The Affleck Brothers, Boston Gothic, and Gone Baby Gone
Written by: Lance Carmichael, CC2K Staff Writer
If you had told me the following propositions two years ago:
1. Casey Affleck would turn out to be a much, much better actor than his more famous brother.
2. Ben Affleck would turn out to be a pretty decent director.
I wouldn’t have believed you. But you would have been right.
Gone Baby Gone was a pretty safe choice for Ben Affleck’s directorial debut. Mystic River already proved that movies about children in danger—set in Boston, and adapted from novels by Dennis Lehane—worked quite well, thank you very much. And it appears to have been a pretty canny move: It opened to nearly uniformly positive reviews, it’s given brother Ben a fresh shot of artistic viability and bolstered brother Casey’s reputation as a thespian (something The Assassination of Jesse James by the Coward Robert Ford should have taken care of with feet to spare if anybody had bothered seeing it).

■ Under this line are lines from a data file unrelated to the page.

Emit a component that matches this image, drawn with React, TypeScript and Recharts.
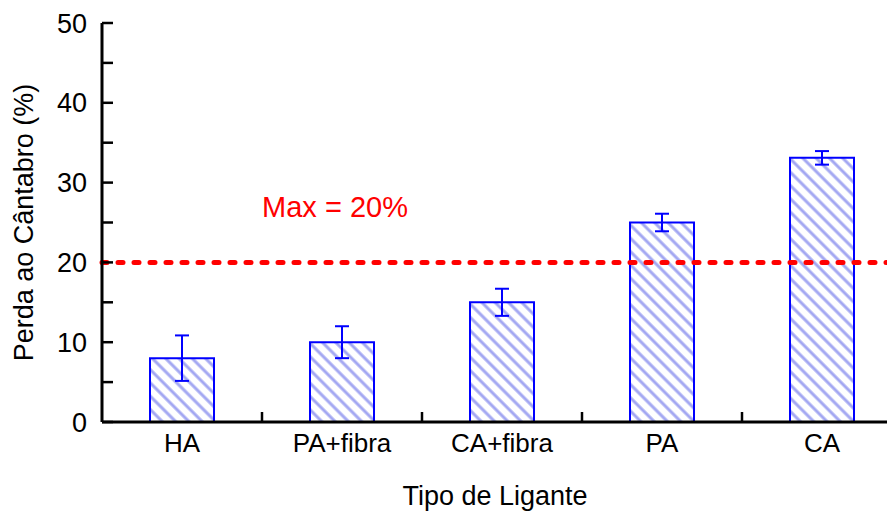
import React from 'react';
import { BarChart, Bar, XAxis, YAxis, ErrorBar, ReferenceLine, ReferenceDot } from 'recharts';

const categories = ['HA', 'PA+fibra', 'CA+fibra', 'PA', 'CA'];
const values = [8, 10, 15, 25, 33.1];
const errors = [2.85, 2.0, 1.7, 1.1, 0.85];
const yTicks = [0, 5, 10, 15, 20, 25, 30, 35, 40, 45, 50];
const limitValue = 20;
const limitLabel = 'Max = 20%';
const limitLabelCategory = 'PA+fibra';
const limitLabelY = 27;

const data = categories.map((c, i) => ({ name: c, value: values[i], err: errors[i] }));

const FONT = '"Liberation Sans", Arial, Helvetica, sans-serif';
const BLUE = '#0000ff';
const X_TICK_SIZE = 6;
const X_TICK_MARGIN = 6;

const XTick = (props: any) => {
  const { x, y, payload } = props;
  const axisY = y - X_TICK_SIZE - X_TICK_MARGIN;
  const bx = x + (payload && payload.offset ? payload.offset : 0);
  return (
    <g>
      <line x1={bx} x2={bx} y1={axisY} y2={axisY - 10} stroke="#000" strokeWidth={2.5} />
      <text x={x} y={y} dy="0.71em" textAnchor="middle" fill="#000" fontSize={26} fontFamily={FONT}>
        {payload.value}
      </text>
    </g>
  );
};

export default function App() {
  return (
    <div style={{ width: 887, height: 503, overflow: 'hidden' }}>
      <BarChart
        width={894}
        height={503}
        data={data}
        margin={{ top: 15, right: 0, left: 0, bottom: 6 }}
        barCategoryGap="30%"
        style={{ fontFamily: FONT }}
      >
        <defs>
          <pattern id="hatch" patternUnits="userSpaceOnUse" width="9.4" height="9.4" patternTransform="rotate(-45)">
            <rect x="0" y="0" width="9.4" height="9.4" fill="#ffffff" />
            <line x1="4.7" y1="0" x2="4.7" y2="9.4" stroke="#a3a7f2" strokeWidth="3" />
          </pattern>
        </defs>
        <XAxis
          dataKey="name"
          height={83}
          axisLine={{ stroke: '#000', strokeWidth: 3 }}
          tickLine={false}
          tickSize={X_TICK_SIZE}
          tickMargin={X_TICK_MARGIN}
          interval={0}
          tick={<XTick />}
          label={{ value: 'Tipo de Ligante', position: 'insideBottom', offset: 0, dx: -7, fill: '#000', fontSize: 27, fontFamily: FONT }}
        />
        <YAxis
          width={94}
          domain={[0, 50]}
          ticks={yTicks}
          interval={0}
          tickSize={-11}
          tickMargin={26}
          tickFormatter={(v: number) => (v % 10 === 0 ? String(v) : '')}
          axisLine={{ stroke: '#000', strokeWidth: 3 }}
          tickLine={{ stroke: '#000', strokeWidth: 2.5 }}
          tick={{ fill: '#000', fontSize: 27, fontFamily: FONT }}
          label={{ value: 'Perda ao Cântabro (%)', angle: -90, position: 'insideLeft', offset: 15, fill: '#000', fontSize: 27, fontFamily: FONT, style: { textAnchor: 'middle' } }}
        />
        <Bar dataKey="value" fill="url(#hatch)" stroke={BLUE} strokeWidth={2} isAnimationActive={false}>
          <ErrorBar dataKey="err" width={7} stroke={BLUE} strokeWidth={2} direction="y" />
        </Bar>
        <ReferenceLine y={limitValue} stroke="#ff0000" strokeWidth={5} strokeDasharray="5 11" strokeLinecap="round" />
        <ReferenceDot
          x={limitLabelCategory}
          y={limitLabelY}
          r={0}
          fill="none"
          stroke="none"
          label={{ value: limitLabel, position: 'center', dx: -7, fill: '#ff0000', fontSize: 29, fontFamily: FONT }}
        />
      </BarChart>
    </div>
  );
}
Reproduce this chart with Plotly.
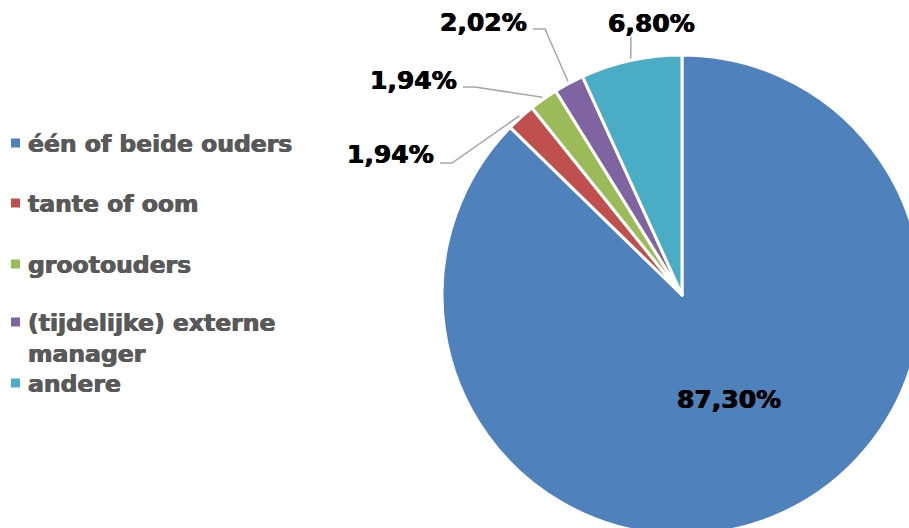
import math
import plotly.graph_objects as go

# Who runs the business: share per category (%)
categories = ["één of beide ouders", "tante of oom", "grootouders",
              "(tijdelijke) externe manager", "andere"]
legend_text = ["één of beide ouders", "tante of oom", "grootouders",
               "(tijdelijke) externe<br>manager", "andere"]
shares = [87.30, 1.94, 1.94, 2.02, 6.80]
colors = ["#4F81BD", "#C0504D", "#9BBB59", "#8064A2", "#4BACC6"]

W, H = 925, 540            # canvas (slightly larger than the view so the pie runs off the edge)
CX, CY, R = 682, 295, 240  # pie centre and radius in pixels


def px(x):
    return x / W


def py(y):
    return 1 - y / H


def pct(v):
    return f"{v:.2f}".replace(".", ",") + "%"


def heavy(color):
    # thicken the bold glyph strokes a little
    return f"0.45px 0 0 {color}, -0.45px 0 0 {color}"


label_font = dict(family="DejaVu Sans", size=25, color="black", weight="bold",
                  shadow=heavy("black"))
legend_font = dict(family="DejaVu Sans", size=23.5, color="#595959", weight="bold",
                   shadow=heavy("#595959"))

fig = go.Figure()
fig.add_trace(go.Pie(
    labels=categories,
    values=shares,
    sort=False,
    direction="clockwise",
    rotation=0,
    marker=dict(colors=colors, line=dict(color="white", width=3)),
    textinfo="none",
    hoverinfo="skip",
    showlegend=False,
    domain=dict(x=[px(CX - R), px(CX + R)], y=[py(CY + R), py(CY - R)]),
))

shapes = []
annotations = []

# Value labels: inside for the large slice, outside with elbow leaders for the rest
label_pos = {0: (729, 399), 1: (390, 155), 2: (413, 80), 3: (483, 22), 4: (651, 23)}
leader_start = {1: [(440, 163), (452, 163)],
                2: [(463, 87), (475, 87)],
                3: [(533, 29), (545, 29)],
                4: [(631, 37)]}
total = sum(shares)
cum = 0.0
for i, v in enumerate(shares):
    mid = (cum + v / 2) / total
    cum += v
    lx, ly = label_pos[i]
    annotations.append(dict(
        x=px(lx), y=py(ly), xref="paper", yref="paper",
        text=pct(v), showarrow=False, xanchor="center", yanchor="middle",
        font=label_font,
    ))
    if i == 0:
        continue
    ang = 2 * math.pi * mid
    ex = CX + (R + 2) * math.sin(ang)
    ey = CY - (R + 2) * math.cos(ang)
    pts = leader_start[i] + [(ex, ey)]
    path = "M " + " L ".join(f"{px(x):.5f},{py(y):.5f}" for x, y in pts)
    shapes.append(dict(type="path", xref="paper", yref="paper", path=path,
                       line=dict(color="#A6A6A6", width=1.5)))

# Legend on the left
legend_y = [143, 203, 264, 322, 383]
for i, (txt, col) in enumerate(zip(legend_text, colors)):
    y = legend_y[i]
    shapes.append(dict(type="rect", xref="paper", yref="paper",
                       x0=px(11), x1=px(20), y0=py(y - 4.5), y1=py(y + 4.5),
                       fillcolor=col, line=dict(width=0)))
    nlines = txt.count("<br>") + 1
    annotations.append(dict(
        x=px(26), y=py(y + 1 + (nlines - 1) * 15.5), xref="paper", yref="paper",
        text=txt, showarrow=False, xanchor="left", yanchor="middle", align="left",
        font=legend_font,
    ))

fig.update_layout(
    width=W, height=H,
    margin=dict(l=0, r=0, t=0, b=0),
    paper_bgcolor="white",
    plot_bgcolor="white",
    shapes=shapes,
    annotations=annotations,
)

fig.write_html(
    "out.html",
    post_script="document.body.style.margin='0';"
                "document.body.style.overflow='hidden';"
                "document.documentElement.style.overflow='hidden';",
)
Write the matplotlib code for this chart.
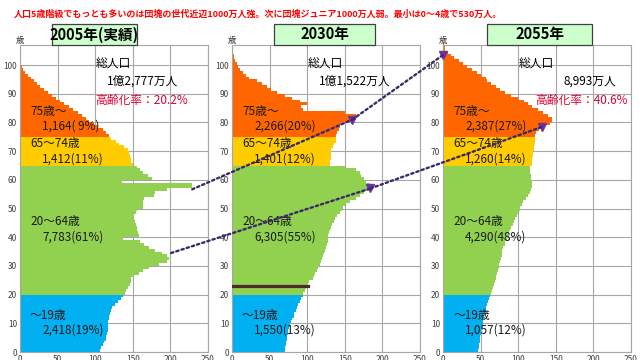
"""Japan population pyramid (half) 2005 / 2030 / 2055."""
import numpy as np
import matplotlib; matplotlib.use("Agg")
import matplotlib.pyplot as plt
from matplotlib.patches import Rectangle, ConnectionPatch

plt.rcParams['font.family'] = ['Noto Sans CJK JP', 'DejaVu Sans']

# population per single age (万人)
pop_2005 = [106, 108, 110, 112, 114, 115, 116, 117, 117, 117,
            117, 118, 119, 120, 121, 123, 126, 130, 134, 137,
            139, 141, 143, 146, 147, 148, 152, 158, 163, 172,
            185, 195, 198, 195, 189, 180, 172, 165, 160, 137,
            158, 157, 155, 155, 154, 153, 150, 152, 154, 155,
            163, 163, 163, 165, 178, 180, 195, 229, 229, 136,
            176, 170, 163, 160, 155, 150, 148, 147, 146, 145,
            143, 138, 132, 127, 121, 119, 115, 110, 104, 98,
            92, 88, 82, 77, 71, 65, 59, 53, 48, 42,
            37, 32, 27, 22, 18, 14, 10, 7, 4, 2]
pop_2030 = [70, 71, 72, 72, 73, 73, 74, 75, 76, 77,
            79, 80, 82, 83, 85, 86, 88, 90, 92, 94,
            95, 97, 99, 101, 103, 108, 109, 111, 113, 115,
            117, 119, 120, 121, 122, 124, 125, 126, 127, 127,
            128, 129, 130, 132, 133, 135, 137, 140, 143, 146,
            148, 150, 157, 165, 170, 175, 183, 185, 183, 178,
            175, 172, 170, 165, 150, 130, 130, 131, 131, 132,
            132, 134, 136, 138, 138, 138, 140, 142, 143, 145,
            160, 165, 165, 150, 95, 92, 100, 90, 80, 70,
            60, 52, 46, 40, 33, 23, 18, 14, 11, 8,
            6, 4, 3, 2, 1]
pop_2055 = [47, 48, 48, 49, 49, 49, 50, 51, 52, 53,
            53, 54, 55, 56, 57, 57, 58, 60, 61, 63,
            64, 65, 66, 68, 69, 70, 71, 72, 73, 74,
            75, 76, 77, 78, 79, 79, 80, 82, 83, 85,
            86, 88, 89, 91, 93, 94, 96, 98, 100, 102,
            103, 105, 107, 110, 113, 116, 117, 118, 118, 118,
            117, 117, 116, 116, 116, 118, 119, 119, 120, 120,
            121, 121, 122, 122, 123, 123, 124, 127, 133, 142,
            145, 145, 140, 133, 126, 118, 113, 108, 100, 90,
            83, 76, 70, 64, 59, 57, 51, 45, 38, 32,
            26, 21, 15, 10, 6, 3, 2, 1]

years = ['2005年(実績)', '2030年', '2055年']
totals = ['1億2,777万人', '1億1,522万人', '8,993万人']
aging = ['高齢化率：20.2%', None, '高齢化率：40.6%']
grp_names = ['75歳～', '65～74歳', '20～64歳', '～19歳']
grp_vals = [['1,164( 9%)', '1,412(11%)', '7,783(61%)', '2,418(19%)'],
            ['2,266(20%)', '1,401(12%)', '6,305(55%)', '1,550(13%)'],
            ['2,387(27%)', '1,260(14%)', '4,290(48%)', '1,057(12%)']]
# cohort tracks: (x, age) in each panel
boomers = [(229, 56.7), (160, 81), (0, 103.5)]
juniors = [(201, 34.5), (184, 57), (132, 78.5)]

C_OLD, C_YO, C_WORK, C_KID = '#ff6600', '#ffcc00', '#92d050', '#00b0f0'

def age_color(a):
    if a >= 75: return C_OLD
    if a >= 65: return C_YO
    if a >= 20: return C_WORK
    return C_KID

W, H = 640, 360
fig = plt.figure(figsize=(6.4, 3.6), dpi=100)
fig.patch.set_facecolor('white')

def fx(px): return px / W
def fy(py): return 1 - py / H

lefts = [20, 232, 443]
axes = []
for i, pop in enumerate([pop_2005, pop_2030, pop_2055]):
    ax = fig.add_axes([fx(lefts[i]), fy(352), 188 / W, 307 / H])
    ages = np.arange(len(pop))
    bars = ax.barh(ages, pop, height=1, align='edge', linewidth=0,
                   color=[age_color(a) for a in ages], zorder=2)
    if i == 2:
        for b in bars: b.set_clip_on(False)
    ax.set_xlim(0, 250); ax.set_ylim(0, 107)
    ax.set_xticks(range(0, 251, 50)); ax.set_yticks(range(0, 101, 10))
    ax.grid(True, color='#a6a6a6', linewidth=0.8, zorder=0)
    ax.set_axisbelow(True)
    ax.tick_params(length=0, labelsize=6, labelcolor='#404040', pad=2)
    for s in ax.spines.values():
        s.set_color('#a6a6a6'); s.set_linewidth(0.8)
    axes.append(ax)

# brown marker line in 2030 at ~age 23
axes[1].plot([0, 101], [23, 23], color='#4d2b2b', lw=2.3, zorder=3)

# texts per panel
for i, ax in enumerate(axes):
    x0 = lefts[i]
    fig.text(fx(x0), fy(40), '歳', fontsize=6, ha='center', va='center', color='#333333')
    fig.text(fx(x0 + 76), fy(64), '総人口', fontsize=8.5, va='center')
    fig.text(fx(x0 + (87 if i < 2 else 120)), fy(81), totals[i], fontsize=8.5, va='center')
    if aging[i]:
        fig.text(fx(x0 + 75 if i == 0 else x0 + 92), fy(100), aging[i], fontsize=8.5,
                 va='center', color='#e00030')
    ys = [(111, 126), (144, 159), (222, 237), (315, 330)]
    for k in range(4):
        fig.text(fx(x0 + 10), fy(ys[k][0]), grp_names[k], fontsize=8.5, va='center', color='#1a1a1a')
        fig.text(fx(x0 + 22), fy(ys[k][1]), grp_vals[i][k], fontsize=8.5, va='center', color='#1a1a1a')

# year title boxes
boxes = [(52, 137), (274, 375), (487, 592)]
for (l, r), t in zip(boxes, years):
    fig.add_artist(Rectangle((fx(l), fy(45)), (r - l) / W, 21 / H, transform=fig.transFigure,
                             facecolor='#ccffcc', edgecolor='#404040', lw=0.9))
    fig.text(fx((l + r) / 2), fy(34.5), t, fontsize=10.5, fontweight='bold', ha='center', va='center')

# cohort dotted lines with triangle markers
for track in [boomers, juniors]:
    for j in range(2):
        cp = ConnectionPatch(xyA=track[j], coordsA=axes[j].transData,
                             xyB=track[j + 1], coordsB=axes[j + 1].transData,
                             linestyle=(0, (1, 1.3)), color='#3b2a6b', lw=1.7, zorder=5,
                             capstyle='round')
        fig.add_artist(cp)
    for j in (1, 2):
        axes[j].plot(*track[j], marker='v', ms=6, color='#7030a0', clip_on=False, zorder=6)

fig.text(fx(14), fy(14), '人口5歳階級でもっとも多いのは団塊の世代近辺1000万人強。次に団塊ジュニア1000万人弱。最小は0～4歳で530万人。',
         fontsize=6.5, color='#ff0000', fontweight='bold', va='center')

fig.savefig('out.png', dpi=100)
print('done')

Gone Baby Gone, by my count, is the third recent and most extreme film in a new sub-genre I’d like to call Boston Gothic. It started in Mystic River, possibly reached its peak in The Departed, and finds its purest expression in Gone Baby Gone. The main point of Boston Gothic pictures is pretty simple: to show just how depraved and disgusting the white working class of Boston is. Whether this is an accurate picture or not, Boston Gothic movies are to South Boston pretty much what early 90s gangster rap was to South Central L.A.—a curiously entertaining freakshow that exploits the worst fears of outsiders.
That’s the part that truly works about Gone Baby Gone. Ben has gone back to his Boson roots to point a camera at the filthiest, most embarrassing corners and to rub our faces in it. And I can’t say that it’s ineffective. The settings and the extras in Gone Baby Gone have a feel of authenticity that we’ve only seen lately coming out of Hollywood from other Boston Gothic films. Authenticity probably isn’t even the right term—it’s more like extreme authenticity. Outside of Cops and the less respectable daytime talk shows, this is a White America we usually don’t get to see in the media: lazy, dumbly hedonistic, proudly ignorant, and self-pitying.
All this is to say is that Gone Baby Gone gets off to an enthralling—if guiltily so—start, then sort of falls apart when the genre conventions that apparently made up Lehane’s novel can’t be avoided. Casey Affleck—and apparently his wife—play a pair of private detectives hired to investigate the disappearance of a little girl from the home of the woman who might legitimately lay claim to a coffee cup with “World’s Worst Mommy” written on it (played by the magnificent Amy Ryan). Affleck exploits his neighborhood connections (he appears to be both Yuppie and Southie when he needs to be, a curious, seemingly impossible mix they don’t really bother explaining) to track down a missing girl by talking to people who won’t talk to the police. This leads him from one depraved Boston setting to another, and gets him mixed up with a typically intense performance by Ed Harris.
I can’t really go into what Gone Baby Gone’s specific, glaring story problems are without mowing over spoiler after spoiler, so I’ll just say here that it involves the movie having three or four Third Acts and Morgan Freeman playing a Boston police captain named “Doyle.” The atmosphere and tone of Gone Baby Gone are sustained throughout, and that’s what Affleck proves to be very good at as a director. Unfortunately, as a co-writer, he’s not so hot on credible plot points or not giving into the temptation to give actor’s Big Oscar Speeches that are kind of the bane of actors-turned-writer/directors. Besides Third Act genre plot turns that seem to belong to a different, less-dignified picture, the last reel of the film is mostly full of Morgan Freeman or Casey Affleck or whoever gunning for an Oscar for their mantelpiece by Explaining Their Principles in earnest, page-long monologues. It’s a shame, because somewhere inside Gone Baby Gone is a really good movie.